_WHAT YOU HAVE TO DO:_ Leave the pictures out. Return all other data exactly.

--- Start ---

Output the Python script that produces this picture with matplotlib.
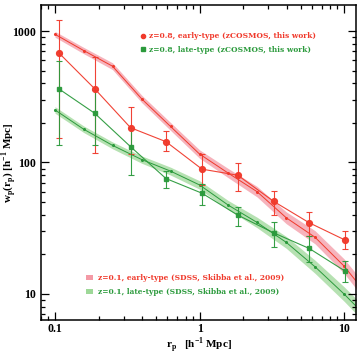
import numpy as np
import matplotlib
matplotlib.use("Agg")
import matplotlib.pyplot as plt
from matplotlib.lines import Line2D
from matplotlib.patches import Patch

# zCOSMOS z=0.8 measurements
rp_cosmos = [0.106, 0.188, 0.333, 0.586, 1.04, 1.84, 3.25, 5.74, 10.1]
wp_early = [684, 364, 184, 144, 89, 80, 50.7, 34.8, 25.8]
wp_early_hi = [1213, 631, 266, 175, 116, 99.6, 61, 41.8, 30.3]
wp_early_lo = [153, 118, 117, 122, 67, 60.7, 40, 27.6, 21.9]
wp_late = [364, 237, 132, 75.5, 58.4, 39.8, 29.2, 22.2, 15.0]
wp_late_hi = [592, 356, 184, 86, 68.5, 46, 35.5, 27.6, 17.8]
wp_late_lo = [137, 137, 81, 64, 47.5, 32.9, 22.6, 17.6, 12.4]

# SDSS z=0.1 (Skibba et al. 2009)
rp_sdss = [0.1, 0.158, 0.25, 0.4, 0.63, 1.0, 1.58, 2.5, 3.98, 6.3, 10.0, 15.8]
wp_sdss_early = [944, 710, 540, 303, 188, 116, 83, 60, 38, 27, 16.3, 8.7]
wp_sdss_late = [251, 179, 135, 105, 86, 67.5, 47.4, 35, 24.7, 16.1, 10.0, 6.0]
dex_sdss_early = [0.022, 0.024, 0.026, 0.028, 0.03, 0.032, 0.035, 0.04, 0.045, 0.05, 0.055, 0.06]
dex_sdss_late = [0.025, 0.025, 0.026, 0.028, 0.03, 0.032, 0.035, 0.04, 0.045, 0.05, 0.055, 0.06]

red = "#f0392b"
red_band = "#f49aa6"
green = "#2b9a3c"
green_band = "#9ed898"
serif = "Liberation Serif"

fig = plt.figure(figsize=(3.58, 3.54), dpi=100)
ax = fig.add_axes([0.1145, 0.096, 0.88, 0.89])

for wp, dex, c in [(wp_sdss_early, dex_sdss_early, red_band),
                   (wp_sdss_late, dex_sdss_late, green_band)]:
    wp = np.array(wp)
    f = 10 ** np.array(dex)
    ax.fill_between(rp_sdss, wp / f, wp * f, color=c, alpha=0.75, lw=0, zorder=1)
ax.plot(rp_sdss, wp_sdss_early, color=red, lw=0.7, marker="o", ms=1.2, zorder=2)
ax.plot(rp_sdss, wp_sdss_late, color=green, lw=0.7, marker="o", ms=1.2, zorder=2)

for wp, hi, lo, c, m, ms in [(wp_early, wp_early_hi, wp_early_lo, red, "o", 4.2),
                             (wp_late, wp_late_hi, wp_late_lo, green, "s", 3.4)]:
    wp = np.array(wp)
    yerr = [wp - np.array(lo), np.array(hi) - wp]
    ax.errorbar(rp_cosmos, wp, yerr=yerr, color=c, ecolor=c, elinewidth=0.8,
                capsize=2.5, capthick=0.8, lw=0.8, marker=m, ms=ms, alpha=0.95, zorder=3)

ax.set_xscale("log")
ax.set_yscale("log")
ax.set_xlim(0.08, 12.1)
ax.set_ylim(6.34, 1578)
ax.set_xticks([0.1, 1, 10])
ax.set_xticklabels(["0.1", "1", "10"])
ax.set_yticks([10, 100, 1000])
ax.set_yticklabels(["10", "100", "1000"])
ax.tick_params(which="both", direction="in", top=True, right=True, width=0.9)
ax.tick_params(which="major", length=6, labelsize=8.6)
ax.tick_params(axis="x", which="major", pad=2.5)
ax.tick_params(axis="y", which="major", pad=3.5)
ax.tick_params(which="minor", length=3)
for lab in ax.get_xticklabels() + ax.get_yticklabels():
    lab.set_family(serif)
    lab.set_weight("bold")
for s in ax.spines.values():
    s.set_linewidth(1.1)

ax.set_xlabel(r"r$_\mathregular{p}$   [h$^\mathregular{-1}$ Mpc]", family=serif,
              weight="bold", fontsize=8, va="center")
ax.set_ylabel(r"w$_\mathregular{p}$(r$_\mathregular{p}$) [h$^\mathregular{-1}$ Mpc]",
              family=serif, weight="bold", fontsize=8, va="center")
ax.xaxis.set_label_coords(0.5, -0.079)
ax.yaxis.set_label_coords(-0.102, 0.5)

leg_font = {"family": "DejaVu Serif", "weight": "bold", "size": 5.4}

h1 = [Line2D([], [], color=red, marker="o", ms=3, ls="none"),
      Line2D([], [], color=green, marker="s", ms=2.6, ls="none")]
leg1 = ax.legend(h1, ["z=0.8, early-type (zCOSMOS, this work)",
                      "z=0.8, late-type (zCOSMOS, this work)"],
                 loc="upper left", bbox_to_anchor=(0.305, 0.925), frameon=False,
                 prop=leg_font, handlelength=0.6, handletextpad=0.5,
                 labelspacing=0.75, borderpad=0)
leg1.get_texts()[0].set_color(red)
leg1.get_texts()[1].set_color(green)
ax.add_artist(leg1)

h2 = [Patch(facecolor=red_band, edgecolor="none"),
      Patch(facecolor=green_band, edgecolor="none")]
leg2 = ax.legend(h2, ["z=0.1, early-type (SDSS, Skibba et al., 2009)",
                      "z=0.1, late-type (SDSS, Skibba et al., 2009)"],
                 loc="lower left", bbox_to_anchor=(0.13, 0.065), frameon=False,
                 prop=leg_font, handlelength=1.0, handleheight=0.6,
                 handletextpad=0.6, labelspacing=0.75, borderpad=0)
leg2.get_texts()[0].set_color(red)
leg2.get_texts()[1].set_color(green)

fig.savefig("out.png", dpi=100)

--- End ---

_OUTPUT OF THE TASK:_
Output the Python script that produces this picture with matplotlib.
import numpy as np
import matplotlib
matplotlib.use("Agg")
import matplotlib.pyplot as plt
from matplotlib.lines import Line2D
from matplotlib.patches import Patch

# zCOSMOS z=0.8 measurements
rp_cosmos = [0.106, 0.188, 0.333, 0.586, 1.04, 1.84, 3.25, 5.74, 10.1]
wp_early = [684, 364, 184, 144, 89, 80, 50.7, 34.8, 25.8]
wp_early_hi = [1213, 631, 266, 175, 116, 99.6, 61, 41.8, 30.3]
wp_early_lo = [153, 118, 117, 122, 67, 60.7, 40, 27.6, 21.9]
wp_late = [364, 237, 132, 75.5, 58.4, 39.8, 29.2, 22.2, 15.0]
wp_late_hi = [592, 356, 184, 86, 68.5, 46, 35.5, 27.6, 17.8]
wp_late_lo = [137, 137, 81, 64, 47.5, 32.9, 22.6, 17.6, 12.4]

# SDSS z=0.1 (Skibba et al. 2009)
rp_sdss = [0.1, 0.158, 0.25, 0.4, 0.63, 1.0, 1.58, 2.5, 3.98, 6.3, 10.0, 15.8]
wp_sdss_early = [944, 710, 540, 303, 188, 116, 83, 60, 38, 27, 16.3, 8.7]
wp_sdss_late = [251, 179, 135, 105, 86, 67.5, 47.4, 35, 24.7, 16.1, 10.0, 6.0]
dex_sdss_early = [0.022, 0.024, 0.026, 0.028, 0.03, 0.032, 0.035, 0.04, 0.045, 0.05, 0.055, 0.06]
dex_sdss_late = [0.025, 0.025, 0.026, 0.028, 0.03, 0.032, 0.035, 0.04, 0.045, 0.05, 0.055, 0.06]

red = "#f0392b"
red_band = "#f49aa6"
green = "#2b9a3c"
green_band = "#9ed898"
serif = "Liberation Serif"

fig = plt.figure(figsize=(3.58, 3.54), dpi=100)
ax = fig.add_axes([0.1145, 0.096, 0.88, 0.89])

for wp, dex, c in [(wp_sdss_early, dex_sdss_early, red_band),
                   (wp_sdss_late, dex_sdss_late, green_band)]:
    wp = np.array(wp)
    f = 10 ** np.array(dex)
    ax.fill_between(rp_sdss, wp / f, wp * f, color=c, alpha=0.75, lw=0, zorder=1)
ax.plot(rp_sdss, wp_sdss_early, color=red, lw=0.7, marker="o", ms=1.2, zorder=2)
ax.plot(rp_sdss, wp_sdss_late, color=green, lw=0.7, marker="o", ms=1.2, zorder=2)

for wp, hi, lo, c, m, ms in [(wp_early, wp_early_hi, wp_early_lo, red, "o", 4.2),
                             (wp_late, wp_late_hi, wp_late_lo, green, "s", 3.4)]:
    wp = np.array(wp)
    yerr = [wp - np.array(lo), np.array(hi) - wp]
    ax.errorbar(rp_cosmos, wp, yerr=yerr, color=c, ecolor=c, elinewidth=0.8,
                capsize=2.5, capthick=0.8, lw=0.8, marker=m, ms=ms, alpha=0.95, zorder=3)

ax.set_xscale("log")
ax.set_yscale("log")
ax.set_xlim(0.08, 12.1)
ax.set_ylim(6.34, 1578)
ax.set_xticks([0.1, 1, 10])
ax.set_xticklabels(["0.1", "1", "10"])
ax.set_yticks([10, 100, 1000])
ax.set_yticklabels(["10", "100", "1000"])
ax.tick_params(which="both", direction="in", top=True, right=True, width=0.9)
ax.tick_params(which="major", length=6, labelsize=8.6)
ax.tick_params(axis="x", which="major", pad=2.5)
ax.tick_params(axis="y", which="major", pad=3.5)
ax.tick_params(which="minor", length=3)
for lab in ax.get_xticklabels() + ax.get_yticklabels():
    lab.set_family(serif)
    lab.set_weight("bold")
for s in ax.spines.values():
    s.set_linewidth(1.1)

ax.set_xlabel(r"r$_\mathregular{p}$   [h$^\mathregular{-1}$ Mpc]", family=serif,
              weight="bold", fontsize=8, va="center")
ax.set_ylabel(r"w$_\mathregular{p}$(r$_\mathregular{p}$) [h$^\mathregular{-1}$ Mpc]",
              family=serif, weight="bold", fontsize=8, va="center")
ax.xaxis.set_label_coords(0.5, -0.079)
ax.yaxis.set_label_coords(-0.102, 0.5)

leg_font = {"family": "DejaVu Serif", "weight": "bold", "size": 5.4}

h1 = [Line2D([], [], color=red, marker="o", ms=3, ls="none"),
      Line2D([], [], color=green, marker="s", ms=2.6, ls="none")]
leg1 = ax.legend(h1, ["z=0.8, early-type (zCOSMOS, this work)",
                      "z=0.8, late-type (zCOSMOS, this work)"],
                 loc="upper left", bbox_to_anchor=(0.305, 0.925), frameon=False,
                 prop=leg_font, handlelength=0.6, handletextpad=0.5,
                 labelspacing=0.75, borderpad=0)
leg1.get_texts()[0].set_color(red)
leg1.get_texts()[1].set_color(green)
ax.add_artist(leg1)

h2 = [Patch(facecolor=red_band, edgecolor="none"),
      Patch(facecolor=green_band, edgecolor="none")]
leg2 = ax.legend(h2, ["z=0.1, early-type (SDSS, Skibba et al., 2009)",
                      "z=0.1, late-type (SDSS, Skibba et al., 2009)"],
                 loc="lower left", bbox_to_anchor=(0.13, 0.065), frameon=False,
                 prop=leg_font, handlelength=1.0, handleheight=0.6,
                 handletextpad=0.6, labelspacing=0.75, borderpad=0)
leg2.get_texts()[0].set_color(red)
leg2.get_texts()[1].set_color(green)

fig.savefig("out.png", dpi=100)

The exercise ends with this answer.